After work, I headed over to the center where I do my spiritual practice. They have a new class that just started on the Four Immeasurables, and this hardly could have been more timely. The entire topic of the class is 100% relevant to my life as it is right now. One of the investigations we did involved bringing to mind someone to whom we have aversion. That was easy: the adulterer came right up. We were instructed to watch the emotions that arose in thinking about that person, and I was rather astonished to see that, right beneath the aversion was a sense of tenderness and sorrow. Then, we were invited to bring to mind someone to whom we feel attachment, and for this my wife came to mind instantly. The underlying emotions there were also those of tenderness and sorrow. The basic reason for this sorrow came from the understanding that both of these people were doing what they have been doing for nearly five months now out of the desire to be happy, even though the things they are doing are truly unskillful, unproductive, hurtful, and will have no positive outcome. It’s a pretty major realization to find that you can have compassion for someone who has been trying to destroy your marriage because, deep down inside, that person just wants the same thing as do you: happiness.
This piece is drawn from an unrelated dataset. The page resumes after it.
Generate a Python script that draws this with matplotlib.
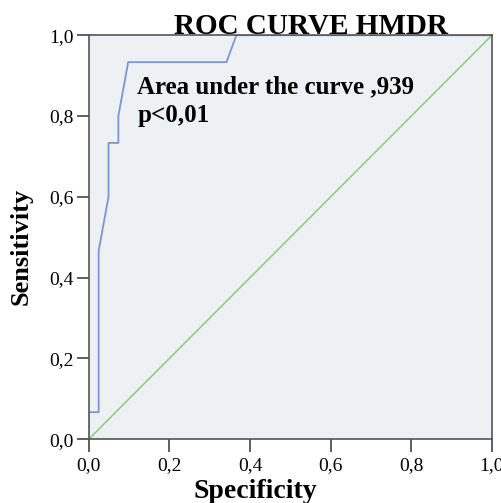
import matplotlib
matplotlib.use("Agg")
import matplotlib.pyplot as plt
import numpy as np

# ROC points (1 - specificity, sensitivity)
fpr = [0.0, 0.0, 0.0244, 0.0244, 0.0488, 0.0488, 0.0732, 0.0732, 0.0976, 0.3415, 0.3659, 1.0]
tpr = [0.0, 0.0667, 0.0667, 0.4667, 0.6, 0.7333, 0.7333, 0.8, 0.9333, 0.9333, 1.0, 1.0]
ref_line = [0.0, 1.0]
ticks = [0.0, 0.2, 0.4, 0.6, 0.8, 1.0]
tick_labels = ["0,0", "0,2", "0,4", "0,6", "0,8", "1,0"]

plt.rcParams['font.family'] = ['Liberation Serif', 'DejaVu Serif']

fig = plt.figure(figsize=(5.02, 5.03), dpi=100)
ax = fig.add_axes([0.177, 0.127, 0.803, 0.803])
ax.set_facecolor('#eef1f4')

ax.plot(ref_line, ref_line, color='#8cc97a', lw=1.1)
ax.plot(fpr, tpr, color='#7a96d4', lw=1.3)

ax.set_xlim(0, 1)
ax.set_ylim(0, 1)
ax.set_xticks(ticks)
ax.set_yticks(ticks)
ax.set_xticklabels(tick_labels, fontsize=14)
ax.set_yticklabels(tick_labels, fontsize=14)
ax.tick_params(direction='out', length=9, width=1.2, color='#444444')
ax.tick_params(axis='x', pad=4)
ax.tick_params(axis='y', pad=2)
for s in ax.spines.values():
    s.set_color('#555555')
    s.set_linewidth(1.2)

ax.set_xlabel('Specificity', fontsize=20, fontweight='bold', va='baseline')
ax.xaxis.set_label_coords(0.412, -0.145)
ax.set_ylabel('Sensitivity', fontsize=19, fontweight='bold')
ax.yaxis.set_label_coords(-0.14, 0.478)

fig.text(0.62, 0.932, 'ROC CURVE HMDR', fontsize=21, fontweight='bold',
         ha='center', va='baseline')
ax.text(0.12, 0.856, 'Area under the curve ,939', fontsize=18, fontweight='bold',
        va='baseline')
ax.text(0.12, 0.785, 'p<0,01', fontsize=18, fontweight='bold', va='baseline')

fig.savefig('out.png', dpi=100)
But, we cannot have happiness by trying to destroy someone else’s happiness, and that is where the power of the Four Immeasurables comes into play: the first immeasurable is loving-kindness, and is often expressed through the slogan, “may all sentient beings have happiness and the causes of happiness.” This is a very powerful aspiration. Rather than trying to achieve happiness at someone else’s expense, you are wishing for them to attain happiness in their lives somehow, and making that a greater priority than your own happiness. This might sound like one would then be condoning things like adultery, but that is not at all the case. The aspiration is that the other person find true happiness, and that cannot occur in situations plagued by destructive behaviors. Or, in other words, one hopes that those who are unhappy relinquish the causes of their unhappiness and turn to virtuous actions through which they may find happiness.

Today was kind of a shifting point for me. Somehow I feel as though my outlook has changed and that I truly can persevere. I have the strength, the resolve, and the stability to make it. And I know that, some day in the very near future, my wife will look at me and see that, and decide that that is a much better place to be happy than where she has been looking these past five months.